Your goal: Print them exactly: the lines from the beginning of the entries below through the line that contains "plt.rcParams['axes.unicode_minus'] = False", and only those, with the pictures left out.

[START Raw records]

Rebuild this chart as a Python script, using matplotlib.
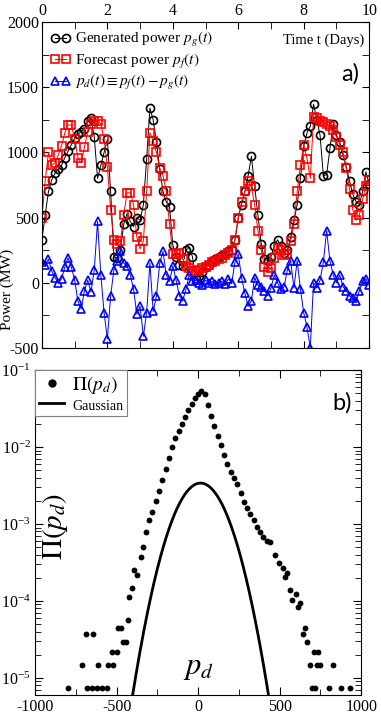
import numpy as np
import matplotlib
matplotlib.use("Agg")
import matplotlib.pyplot as plt
from matplotlib.ticker import MultipleLocator, LogLocator, NullFormatter

plt.rcParams['font.family'] = ['Liberation Serif', 'DejaVu Serif']
plt.rcParams['mathtext.fontset'] = 'stix'
plt.rcParams['axes.unicode_minus'] = False

# panel a) : time in days, power in MW
t = np.arange(0, 10.01, 0.1)
p_gen = [330, 520, 700, 790, 840, 870, 900, 960, 1010, 1060,
         1110, 1140, 1160, 1180, 1240, 1260, 1120, 800, 900, 1000,
         1100, 700, 200, 190, 250, 450, 530, 470, 430, 500,
         480, 600, 950, 1340, 1250, 1080, 870, 700, 620, 580,
         290, 200, 140, 130, 250, 270, 200, 30, 50, 80,
         120, 140, 160, 180, 200, 210, 220, 240, 250, 330,
         500, 600, 700, 820, 970, 740, 520, 300, 180, 170,
         200, 280, 330, 280, 230, 250, 350, 480, 600, 800,
         1050, 1150, 1200, 1370, 1250, 1130, 820, 830, 1030, 1220,
         1130, 1080, 980, 890, 780, 680, 620, 600, 700, 850,
         760]
p_fc = [500, 780, 1000, 900, 920, 980, 1050, 1150, 1210, 1210,
        1100, 960, 920, 1040, 1160, 1220, 1240, 1240, 1220, 1100,
        890, 560, 330, 300, 320, 520, 690, 690, 600, 350,
        260, 320, 700, 1150, 1090, 1000, 880, 820, 700, 450,
        220, 220, 230, 180, 130, 110, 90, 90, 100, 110,
        120, 140, 160, 170, 180, 190, 210, 230, 250, 330,
        500, 620, 700, 780, 740, 600, 400, 250, 120, 80,
        110, 190, 270, 250, 210, 220, 320, 450, 700, 900,
        1060, 950, 800, 1270, 1260, 1240, 1230, 1220, 1200, 1170,
        1120, 1060, 1000, 880, 720, 560, 480, 520, 640, 740,
        790]
p_diff = [160, 140, 180, 90, 40, 0, 30, 120, 190, 120,
          20, -140, -200, -60, 20, -70, 100, 470, 60, -230,
          -430, -100, 100, 170, 240, 150, 130, 60, -50, -240,
          -180, -410, -230, 150, -220, -100, 150, 240, 60, 10,
          130, 20, -100, -140, -50, 60, 10, 20, 0, -20,
          20, 0, 10, -10, 0, 10, -10, 30, 0, 160,
          220, 40, -80, -180, -140, 40, -20, -30, -60, -100,
          -40, 60, 0, -50, -30, 100, 170, -40, 170, -50,
          -230, -340, -500, 0, -40, 20, 160, 400, 170, 60,
          0, 60, -30, -60, -100, -120, -140, -60, 10, 30,
          -20]

# panel b) : distribution of p_d
pd_bins = [-797, -712, -687, -681, -650, -644, -620, -613, -589, -558,
           -552, -528, -521, -497, -491, -472, -460, -442, -429, -423,
           -405, -393, -374, -350,
           -340, -320, -300, -280, -260, -240, -220, -200, -180, -160,
           -140, -120, -100, -80, -60, -40, -20, 0, 20, 40,
           60, 80, 100, 120, 140, 160, 180, 200, 220, 240,
           260, 280, 300, 320, 340, 360, 380, 400, 420, 440,
           472, 497, 521, 534, 546, 564, 577, 601, 613, 626,
           644, 656, 669, 687, 699, 712, 718, 730, 736, 748,
           804, 828, 877, 933]
pi_pd = [7.4e-6, 1.48e-5, 3.7e-5, 7.4e-6, 7.4e-6, 3.7e-5, 7.4e-6, 1.48e-5, 7.4e-6, 7.4e-6,
         1.48e-5, 2.19e-5, 1.48e-5, 2.19e-5, 4.47e-5, 4.47e-5, 2.95e-5, 2.95e-5, 5.6e-5, 1.12e-4,
         1.48e-4, 2.51e-4, 2.19e-4, 3.72e-4,
         5.0e-4, 7.9e-4, 1.12e-3, 1.45e-3, 2.0e-3, 2.7e-3, 3.7e-3, 5.2e-3, 7.2e-3, 1.0e-2,
         1.29e-2, 1.62e-2, 2.0e-2, 2.45e-2, 3.0e-2, 3.6e-2, 4.3e-2, 4.9e-2, 5.4e-2, 4.9e-2,
         3.55e-2, 2.5e-2, 1.86e-2, 1.41e-2, 1.05e-2, 7.8e-3, 6.0e-3, 4.8e-3, 4.0e-3, 3.3e-3,
         2.5e-3, 1.95e-3, 1.62e-3, 1.35e-3, 1.12e-3, 9.1e-4, 7.9e-4, 6.8e-4, 6.0e-4, 5.75e-4,
         3.98e-4, 3.09e-4, 2.69e-4, 2.04e-4, 2.29e-4, 1.38e-4, 1.02e-4, 1.23e-4, 8.3e-5, 9.3e-5,
         3.7e-5, 4.47e-5, 2.95e-5, 1.48e-5, 7.4e-6, 2.19e-5, 7.4e-6, 1.48e-5, 2.19e-5, 1.48e-5,
         7.4e-6, 1.48e-5, 7.4e-6, 7.4e-6]
gauss_mean = 15
gauss_sigma = 117
gauss_peak = 3.4e-3

fig = plt.figure(figsize=(3.81, 7.23), dpi=100)
ax1 = fig.add_axes([0.110, 0.5187, 0.859, 0.4509])
ax2 = fig.add_axes([0.092, 0.0387, 0.856, 0.4495])

# ---- panel a
ax1.plot(t, p_gen, '-o', color='black', mfc='none', ms=5.8, mew=1.2, lw=0.7,
         label='Generated power $p_g(t)$')
ax1.plot(t, p_fc, '-s', color='red', mfc='none', ms=5.2, mew=1.2, lw=0.7,
         label='Forecast power $p_f(t)$')
ax1.plot(t, p_diff, '-^', color='blue', mfc='none', ms=5.8, mew=1.2, lw=0.7,
         label=r'$p_d(t) \equiv p_f(t) - p_g(t)$')
ax1.set_xlim(0, 10)
ax1.set_ylim(-500, 2000)
ax1.xaxis.set_major_locator(MultipleLocator(2))
ax1.xaxis.set_minor_locator(MultipleLocator(1))
ax1.yaxis.set_major_locator(MultipleLocator(500))
ax1.yaxis.set_minor_locator(MultipleLocator(250))
ax1.tick_params(which='both', direction='in', top=True, right=True,
                labeltop=True, labelbottom=False, labelsize=11.5, pad=2)
ax1.tick_params(which='major', length=5)
ax1.tick_params(which='minor', length=5)
ax1.set_ylabel('Power (MW)', fontsize=11)
ax1.yaxis.set_label_coords(-0.085, 0.18)
ax1.legend(loc='upper left', frameon=False, fontsize=11, numpoints=2,
           handlelength=1.3, handletextpad=0.3, labelspacing=0.15,
           borderaxespad=0.15)
ax1.text(0.985, 0.945, 'Time t (Days)', transform=ax1.transAxes,
         ha='right', va='center', fontsize=10.5)
ax1.text(0.97, 0.84, 'a)', transform=ax1.transAxes, ha='right', va='center',
         fontsize=17, family=['Lato', 'DejaVu Sans'])

# ---- panel b
ax2.semilogy(pd_bins, pi_pd, 'o', color='black', ms=4.2, mew=0,
             label=r'$\Pi(p_d)$')
xg = np.linspace(-1000, 1000, 801)
yg = gauss_peak * np.exp(-0.5 * ((xg - gauss_mean) / gauss_sigma) ** 2)
ax2.semilogy(xg, yg, '-', color='black', lw=2, label='Gaussian')
ax2.set_xlim(-1000, 1000)
ax2.set_ylim(6e-6, 0.1)
ax2.xaxis.set_major_locator(MultipleLocator(500))
ax2.xaxis.set_minor_locator(MultipleLocator(250))
ax2.yaxis.set_major_locator(LogLocator(base=10, numticks=10))
ax2.yaxis.set_minor_locator(LogLocator(base=10, subs=np.arange(2, 10), numticks=10))
ax2.yaxis.set_minor_formatter(NullFormatter())
ax2.tick_params(which='both', direction='in', top=True, right=True,
                labelsize=11.5, pad=3)
ax2.tick_params(which='major', length=6)
ax2.tick_params(which='minor', length=4)
leg = ax2.legend(loc='upper left', fontsize=14, numpoints=1, handlelength=1.3,
                 handletextpad=0.4, labelspacing=0.0, borderaxespad=0.0,
                 borderpad=0.2, fancybox=False, edgecolor='gray', framealpha=1)
leg.get_frame().set_linewidth(0.8)
leg.get_texts()[1].set_fontsize(10)
leg.legend_handles[0].set_markersize(6)
ax2.text(0.97, 0.90, 'b)', transform=ax2.transAxes, ha='right', va='center',
         fontsize=17, family=['Lato', 'DejaVu Sans'])
ax2.text(0.06, 0.52, r'$\Pi(p_d)$', transform=ax2.transAxes, rotation=90,
         ha='center', va='center', fontsize=21)
ax2.text(0.50, 0.085, r'$p_d$', transform=ax2.transAxes,
         ha='center', va='center', fontsize=22)

fig.savefig('out.png', dpi=100)
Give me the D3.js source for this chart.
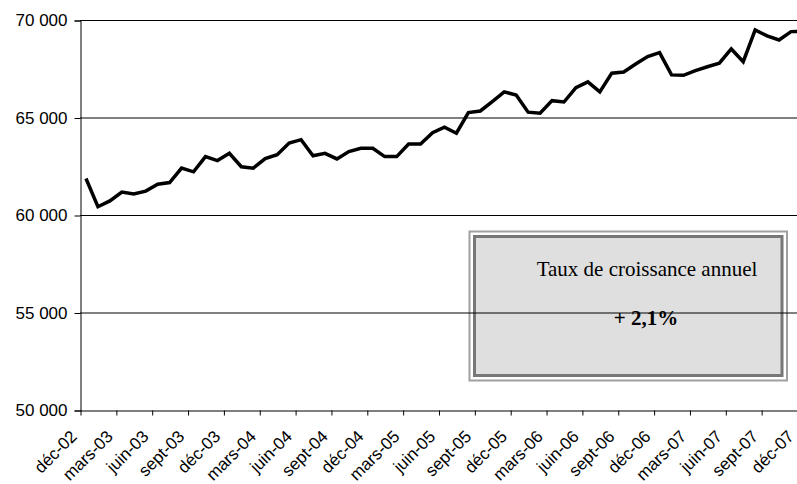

[END Raw records]

Result for this exercise:
Rebuild this chart as a Python script, using matplotlib.
import numpy as np
import matplotlib
matplotlib.use("Agg")
import matplotlib.pyplot as plt
from matplotlib.ticker import MultipleLocator, LogLocator, NullFormatter

plt.rcParams['font.family'] = ['Liberation Serif', 'DejaVu Serif']
plt.rcParams['mathtext.fontset'] = 'stix'
plt.rcParams['axes.unicode_minus'] = False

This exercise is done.